Each line of the data that includes the string "chart" is to be copied out.
+ + + + + + +
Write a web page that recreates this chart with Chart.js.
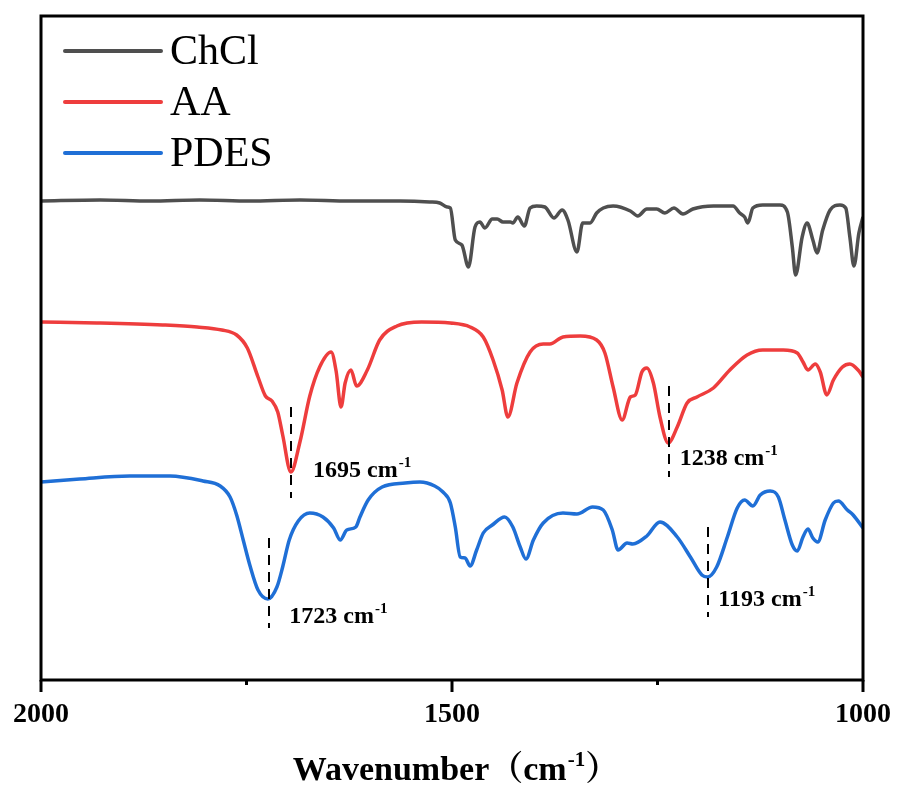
<!DOCTYPE html>
<html>
<head>
<meta charset="utf-8">
<script src="https://cdn.jsdelivr.net/npm/chart.js@4.4.0/dist/chart.umd.min.js"></script>
<style>
  html, body { margin: 0; padding: 0; background: #fff; }
</style>
</head>
<body>
<canvas id="chart" width="897" height="788"></canvas>
<script>
// wavenumber (cm-1) and transmittance (a.u., offset per curve)
const chclWn = [2000,1928,1867,1807,1746,1685,1624,1563,1527,1515,1506,1502,1496,1488,1480,1472,1466,1460,1451,1445,1438,1429,1426,1420,1412,1405,1397,1387,1376,1366,1359,1348,1341,1332,1324,1316,1304,1283,1274,1263,1251,1241,1230,1219,1207,1182,1158,1150,1144,1140,1134,1122,1101,1092,1086,1082,1074,1068,1061,1056,1049,1040,1028,1021,1016,1011,1005,1000];
const chclT = [479,480,479,480,479,480,479,479,478,477,473,472,440,435,413,453,458,452,461,461,458,458,457,463,454,472,474,473,462,470,460,428,457,457,467,472,474,469,464,471,471,467,472,466,471,474,474,467,463,457,472,475,475,468,433,405,443,457,440,427,450,470,475,472,443,414,447,463];

const aaWn = [2000,1932,1852,1810,1780,1762,1749,1736,1727,1719,1712,1706,1696,1685,1673,1661,1647,1641,1635,1630,1623,1616,1603,1588,1567,1537,1502,1478,1462,1450,1439,1432,1421,1405,1389,1381,1365,1344,1324,1314,1304,1293,1283,1277,1269,1263,1255,1247,1237,1226,1214,1202,1182,1162,1141,1122,1097,1080,1073,1067,1058,1052,1044,1036,1025,1016,1006,1000];
const aaT = [358,357,355,353,350,345,332,303,284,279,268,245,208,238,284,313,328,309,273,297,310,294,310,340,354,358,357,353,343,320,290,263,297,328,336,336,343,344,340,327,293,260,283,285,308,312,297,263,237,253,277,283,292,310,325,330,330,327,318,310,316,308,285,300,313,316,310,303];

const pdesWn = [2000,1953,1892,1843,1803,1782,1770,1762,1754,1746,1736,1724,1713,1706,1698,1687,1673,1657,1644,1636,1628,1617,1612,1602,1585,1557,1539,1521,1511,1502,1496,1490,1484,1478,1470,1462,1451,1436,1426,1417,1410,1401,1389,1365,1348,1329,1316,1305,1298,1287,1280,1263,1247,1226,1210,1196,1189,1178,1165,1153,1144,1134,1125,1113,1103,1095,1086,1080,1073,1067,1061,1055,1046,1036,1030,1019,1012,1000];
const pdesT = [198,201,204,204,199,194,183,165,140,115,90,81,93,113,140,159,167,163,152,140,150,153,163,180,193,197,198,194,188,177,153,123,122,114,130,147,155,163,153,133,121,140,157,167,166,173,170,150,130,137,136,144,158,143,123,105,103,113,143,172,180,174,185,189,183,160,135,129,143,151,142,138,160,177,179,170,165,152];

const seriesNames = ['ChCl', 'AA', 'PDES'];
const xTicks = [2000, 1750, 1500, 1250, 1000];
const xLabels = ['2000', '', '1500', '', '1000'];

// peak marks: label, line position, line top/bottom, label position
const peakText = ['1695', '1238', '1723', '1193'];
const peakWn = [1696, 1236, 1723, 1189];
const peakTop = [273, 294, 142, 153];
const peakBottom = [182, 203, 52, 63];
const labelWn = [1669, 1223, 1698, 1176];
const labelT = [203, 215, 57, 74];

const serif = '"Liberation Serif", "Times New Roman", "Noto Serif CJK SC", "Noto Sans CJK SC", serif';
const colors = ['#4f4f4f', '#ee3d3d', '#1f6fd6'];

function toPoints(xs, ys) {
  return xs.map((v, i) => ({ x: v, y: ys[i] }));
}

function supText(ctx, base, sup, x, y, size, supSize, rise) {
  ctx.font = 'bold ' + size + 'px ' + serif;
  ctx.fillText(base, x, y);
  const w = ctx.measureText(base).width;
  ctx.font = 'bold ' + supSize + 'px ' + serif;
  ctx.fillText(sup, x + w + 1, y - rise);
  return w + 1 + ctx.measureText(sup).width;
}

const extras = {
  id: 'extras',
  afterDatasetsDraw(chart) {
    const ctx = chart.ctx;
    const a = chart.chartArea;
    const x = chart.scales.x;
    const y = chart.scales.y;
    ctx.save();
    ctx.fillStyle = '#000';
    ctx.strokeStyle = '#000';

    // dashed peak markers
    ctx.lineWidth = 2;
    ctx.setLineDash([10, 7]);
    peakWn.forEach((wn, i) => {
      const px = Math.round(x.getPixelForValue(wn));
      ctx.beginPath();
      ctx.moveTo(px, y.getPixelForValue(peakTop[i]));
      ctx.lineTo(px, y.getPixelForValue(peakBottom[i]));
      ctx.stroke();
    });
    ctx.setLineDash([]);
    ctx.textBaseline = 'alphabetic';
    ctx.textAlign = 'left';
    peakText.forEach((t, i) => {
      supText(ctx, t + ' cm', '-1', x.getPixelForValue(labelWn[i]), y.getPixelForValue(labelT[i]), 24, 15, 10);
    });

    // frame
    ctx.lineWidth = 3;
    ctx.strokeRect(a.left, a.top, a.right - a.left, a.bottom - a.top);

    // tick marks
    x.ticks.forEach(t => {
      const px = x.getPixelForValue(t.value);
      const len = t.value % 500 === 0 ? 12 : 5;
      ctx.beginPath();
      ctx.moveTo(px, a.bottom);
      ctx.lineTo(px, a.bottom + len);
      ctx.stroke();
    });

    // legend
    chart.data.datasets.forEach((ds, i) => {
      const ly = a.top + 35 + i * 51;
      ctx.strokeStyle = ds.borderColor;
      ctx.lineWidth = 4;
      ctx.lineCap = 'round';
      ctx.beginPath();
      ctx.moveTo(a.left + 24, ly);
      ctx.lineTo(a.left + 120, ly);
      ctx.stroke();
      ctx.font = '42px ' + serif;
      ctx.fillText(ds.label, a.left + 129, ly + 13);
    });

    // axis title
    const size = 34;
    ctx.font = 'bold ' + size + 'px ' + serif;
    const w0 = ctx.measureText('Wavenumber').width;
    const w1 = ctx.measureText('（cm').width;
    ctx.font = 'bold 21px ' + serif;
    const w2 = ctx.measureText('-1').width;
    ctx.font = 'bold ' + size + 'px ' + serif;
    const w3 = ctx.measureText('）').width;
    let tx = (a.left + a.right) / 2 - (w0 + w1 + 1 + w2 + w3) / 2 + 4;
    const ty = 780;
    ctx.fillText('Wavenumber', tx, ty);
    tx += w0;
    tx += supText(ctx, '（cm', '-1', tx, ty, size, 21, 14);
    ctx.font = 'bold ' + size + 'px ' + serif;
    ctx.fillText('）', tx, ty);
    ctx.restore();
  }
};

new Chart(document.getElementById('chart'), {
  type: 'line',
  data: {
    datasets: [
      { label: seriesNames[0], data: toPoints(chclWn, chclT), borderColor: colors[0] },
      { label: seriesNames[1], data: toPoints(aaWn, aaT), borderColor: colors[1] },
      { label: seriesNames[2], data: toPoints(pdesWn, pdesT), borderColor: colors[2] }
    ]
  },
  options: {
    responsive: false,
    animation: false,
    layout: { padding: { left: 41, right: 34, top: 16, bottom: 0 } },
    elements: {
      point: { radius: 0 },
      line: { borderWidth: 3.5, cubicInterpolationMode: 'monotone', fill: false }
    },
    plugins: { legend: { display: false }, tooltip: { enabled: false } },
    scales: {
      x: {
        type: 'linear',
        reverse: true,
        min: 1000,
        max: 2000,
        afterBuildTicks: s => { s.ticks = xTicks.map(v => ({ value: v })); },
        afterFit: s => { s.height = 108; },
        grid: { display: false, drawTicks: true, tickLength: 12 },
        border: { display: false },
        ticks: {
          padding: 6,
          color: '#000',
          font: { family: serif, size: 28, weight: 'bold' },
          callback: v => xLabels[xTicks.indexOf(v)]
        }
      },
      y: { display: false, min: 0, max: 664 }
    }
  },
  plugins: [extras]
});
</script>
</body>
</html>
+ + + + + + +
§ TASK ANSWER:
Write a web page that recreates this chart with Chart.js.
<script src="https://cdn.jsdelivr.net/npm/chart.js@4.4.0/dist/chart.umd.min.js"></script>
<canvas id="chart" width="897" height="788"></canvas>
  afterDatasetsDraw(chart) {
    const ctx = chart.ctx;
    const a = chart.chartArea;
    const x = chart.scales.x;
    const y = chart.scales.y;
    chart.data.datasets.forEach((ds, i) => {
new Chart(document.getElementById('chart'), {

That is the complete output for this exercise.